Andrew Masterson and Nathan Cochrane,
28th Feb, 1998 - The Age
In cyberspace, no one can hear you scream. Lots of
people, however, can hear you sing.
For all its creative vitality, the Australian music
industry faces formidable geographic and economic barriers.
The domestic market is not big enough to provide more
than a handful of artists with a decent living. For
musicians without a contract with a major record company,
the cost of establishing a profile in the more lucrative
Northern Hemisphere markets is often extortionate.
For an increasing number of Australian musicians, the
solution lies with the Internet.
Well over 200 Australian soloists and bands have their
own websites. Some use websites purely as an extension
of normal publicity mechanisms - as a virtual press
release. But the multi-media capability of the Internet
means that sites can contain graphics, animation, video
and, most importantly, songs.
Few musicians, however, put more than 60-second samples
of songs into cyberspace. Music is data-intensive, which
means that files containing entire songs tend to be
large and unwieldy.
They can also be downloaded, perhaps to a home CD-burner,
and released as pirate copies, thus denying the musician
much-needed royalties. Even a complex website can be
maintained for less than $50 a month and constructed
using commonplace word-processing software and readily
available freeware. It takes only a handful of extra
punters at gigs, or a few extra albums sold, for the
site to pay for itself.
Andrew Penney runs a tiny record company called Viridian,
based in Fitzroy. He said websites were an essential
component for exposing his artists to local and international
audiences, as well as generating orders for albums.
Better still, a virtual music business, with little
or no infrastructure and staff, radically alters the
economics of survival.
"An album has to sell 70,000 copies in Australia to
go platinum," he said. "We can make the same sort of
money over the Net by selling one-tenth that number."
Penney maintains websites for two well-known Melbourne
singers Wendy Rule and Kerri Simpson.

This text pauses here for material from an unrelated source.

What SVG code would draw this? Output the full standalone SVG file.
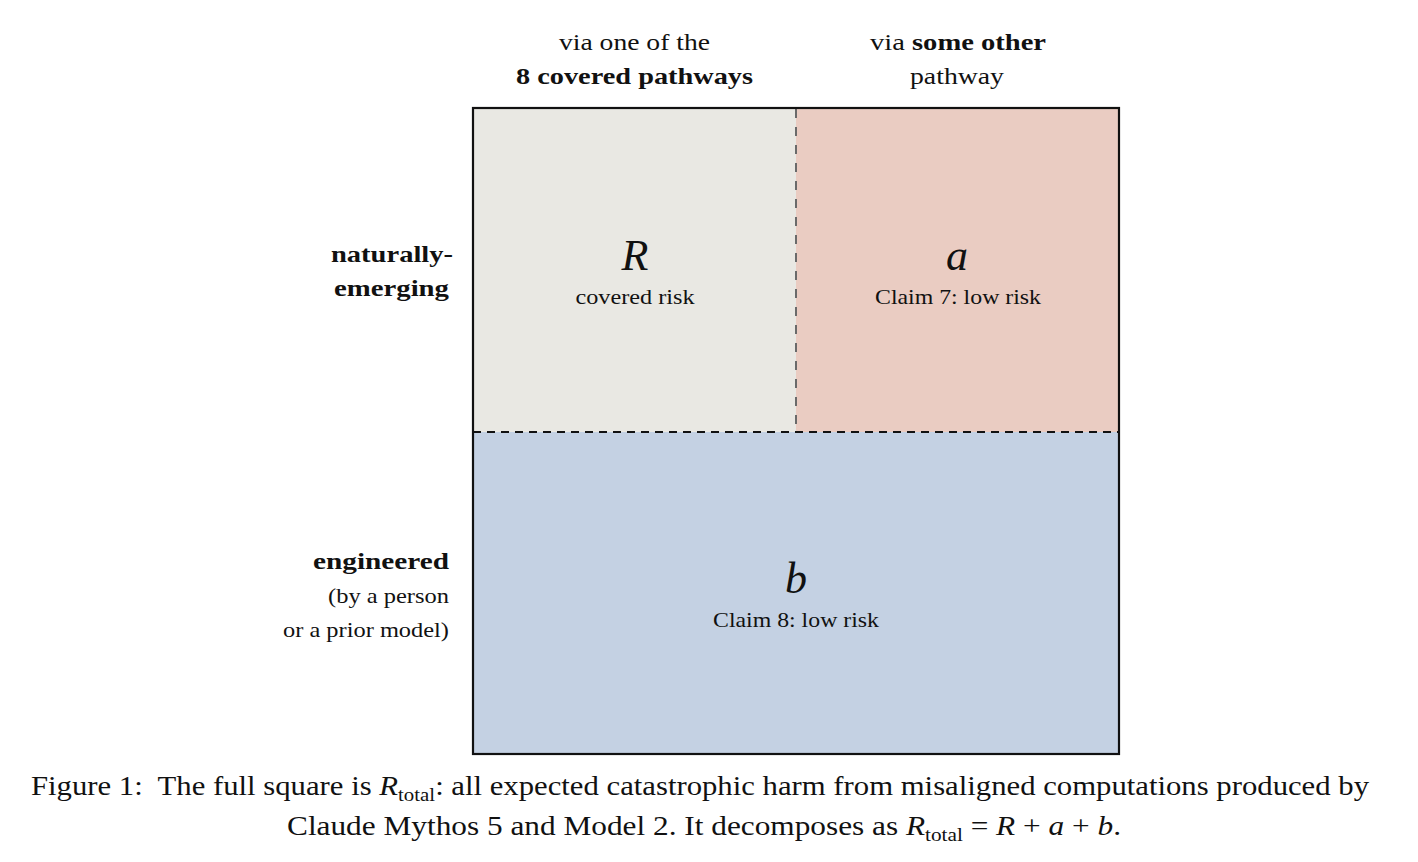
<svg xmlns="http://www.w3.org/2000/svg" width="1418" height="862" viewBox="0 0 1418 862">
<style>
text{font-family:"Liberation Serif","DejaVu Serif",serif;fill:#111}
.hd{font-size:24px;text-anchor:middle}
.lb{font-size:24px;text-anchor:end}
.sm{font-size:22px}
.b{font-weight:bold}
.m{font-size:44px;font-style:italic;text-anchor:middle}
.c{font-size:22px;text-anchor:middle}
.cap{font-size:28px;text-anchor:middle}
.i{font-style:italic}
.sub{font-size:19px}
</style>
<rect width="1418" height="862" fill="#fff"/>
<g id="cell-R"><rect x="473" y="108" width="323" height="324" fill="#e9e8e3"/>
<text class="m" x="635" y="270">R</text><text class="c" x="635" y="304" textLength="119" lengthAdjust="spacingAndGlyphs">covered risk</text></g>
<g id="cell-a"><rect x="796" y="108" width="323" height="324" fill="#eaccc2"/>
<text class="m" x="957" y="270">a</text><text class="c" x="958" y="304" textLength="166" lengthAdjust="spacingAndGlyphs">Claim 7: low risk</text></g>
<g id="cell-b"><rect x="473" y="432" width="646" height="322" fill="#c4d1e3"/>
<text class="m" x="796" y="593">b</text><text class="c" x="796" y="627" textLength="166" lengthAdjust="spacingAndGlyphs">Claim 8: low risk</text></g>
<g id="connectors">
<line x1="796" y1="109" x2="796" y2="431" stroke="#6a6a6a" stroke-width="2" stroke-dasharray="9 9"/>
<line x1="473" y1="432" x2="1119" y2="432" stroke="#111" stroke-width="2" stroke-dasharray="8 6"/>
</g>
<rect x="473" y="108" width="646" height="646" fill="none" stroke="#111" stroke-width="2.2"/>
<g id="headers">
<text class="hd" x="634.5" y="50" textLength="151" lengthAdjust="spacingAndGlyphs">via one of the</text>
<text class="hd b" x="634.5" y="84" textLength="237" lengthAdjust="spacingAndGlyphs">8 covered pathways</text>
<text class="hd" x="958" y="50" textLength="176" lengthAdjust="spacingAndGlyphs">via <tspan class="b">some other</tspan></text>
<text class="hd" x="957" y="84" textLength="94" lengthAdjust="spacingAndGlyphs">pathway</text>
</g>
<g id="row-labels">
<text class="lb b" x="453" y="262" textLength="122" lengthAdjust="spacingAndGlyphs">naturally-</text>
<text class="lb b" x="449" y="296" textLength="115" lengthAdjust="spacingAndGlyphs">emerging</text>
<text class="lb b" x="449" y="569" textLength="136" lengthAdjust="spacingAndGlyphs">engineered</text>
<text class="lb sm" x="449" y="603" textLength="121" lengthAdjust="spacingAndGlyphs">(by a person</text>
<text class="lb sm" x="449" y="637" textLength="166" lengthAdjust="spacingAndGlyphs">or a prior model)</text>
</g>
<g id="caption">
<text class="cap" x="700" y="795" textLength="1338" lengthAdjust="spacingAndGlyphs">Figure 1:&#160; The full square is <tspan class="i">R</tspan><tspan class="sub" dy="6">total</tspan><tspan dy="-6">: all expected catastrophic harm from misaligned computations produced by</tspan></text>
<text class="cap" x="704" y="835" textLength="834" lengthAdjust="spacingAndGlyphs">Claude Mythos 5 and Model 2. It decomposes as <tspan class="i">R</tspan><tspan class="sub" dy="6">total</tspan><tspan dy="-6"> = </tspan><tspan class="i">R</tspan> + <tspan class="i">a</tspan> + <tspan class="i">b</tspan>.</text>
</g>
</svg>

Both artists have
released a number of independent albums and credit their
websites for generating exposure, sales, publicity and
air-play in the Northern Hemisphere.
"I think it's crucial for independent musicians to
get their work seen and heard overseas," said Ms Simpson.
"It's virtually impossible as a solo artist financing
everything to get back and forth. Via Internet you can
get radio play. I've had quite a bit of interest in
Europe because of the website, especially in Germany.
Last year, I had a radio station in Berlin feature all
my CDs, which apparently generated a massive response."
Wendy Rule's website has also spurred international
interest, particularly in the United States.
"The good thing about it is that for people who don't
have access to my live shows, it gives them a opportunity
to have a more direct link with what I'm about," Ms
Rule said. "They can e-mail me, for instance. It's a
nice sort of mid-step to bridge the gap between live
shows and the CDs."
For Andrew Penney, the prime benefits of having a presence
on the Internet are marketing and economics. He tells
of a show performed by Ms Rule at the Continental Cafe
in Prahran, for which half the tickets were sold through
the website, well before any press advertising. Her
new album, Deity, will be released in March only via
the Internet or mail order.
"A website gives you a really good way to get information
out to your solid-core fan base at almost no cost,"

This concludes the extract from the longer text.